Taiwan has 1945 deliberately popularised 9-year compulsory education to support its industrial take-off and subsequent export-oriented economic development. This attempt was strongly supported by a high percentage of educational expenditure in the annual government budget. As a result, Taiwan was able to implement 9-year compulsory education in 1968, the second region in Asia after Japan capable of doing so. Taiwan has also adopted a far-sighted policy of upgrading the qualification of teachers to ensure that the quality of basic education is upheld.

Hong Kong implemented 6-year compulsory primary education in 1971 and 9-year compulsory education in 1978, the pace of which synchronised with Hong Kong's economic growth. Yet the quantitative expansion of basic education was somewhat hasty and was not very well supported by measures that would ensure quality. It was during the 1980s that the government gradually took measures to address the quality issue.

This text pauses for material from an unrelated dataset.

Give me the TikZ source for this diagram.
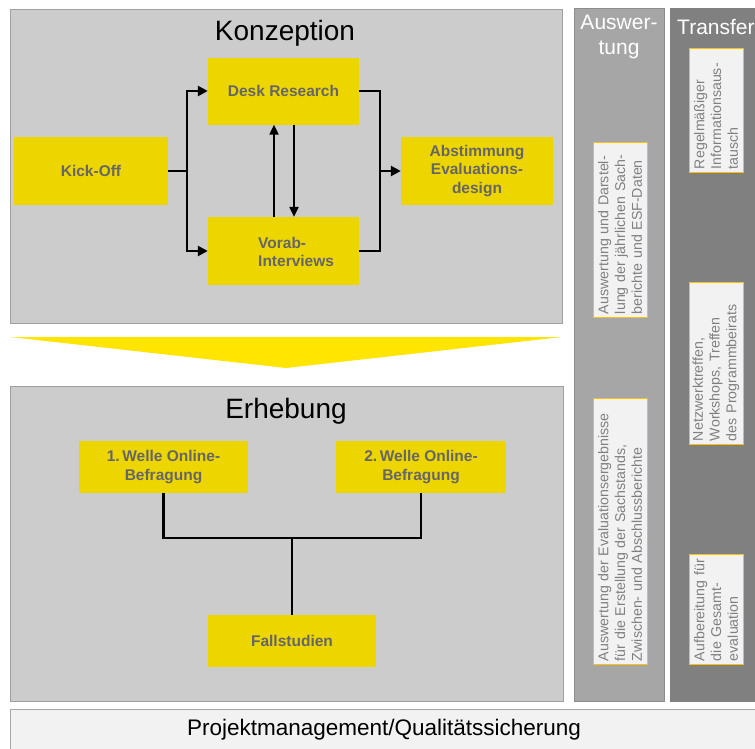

The People's Republic of China has spent tremendous efforts in eradicating illiteracy and popularising basic education. Illiteracy rate was reduced from 80% in 1949 to about 20% in 1990. But due to policy contradictions and political upheavals, it was not until 1986 that the Chinese government introduced the 9-year Compulsory Education Law. Because of the vast territorial size and imbalances of economic development between different regions in China, the nationwide implementation of 9-year compulsory education has faced and will face many difficulties.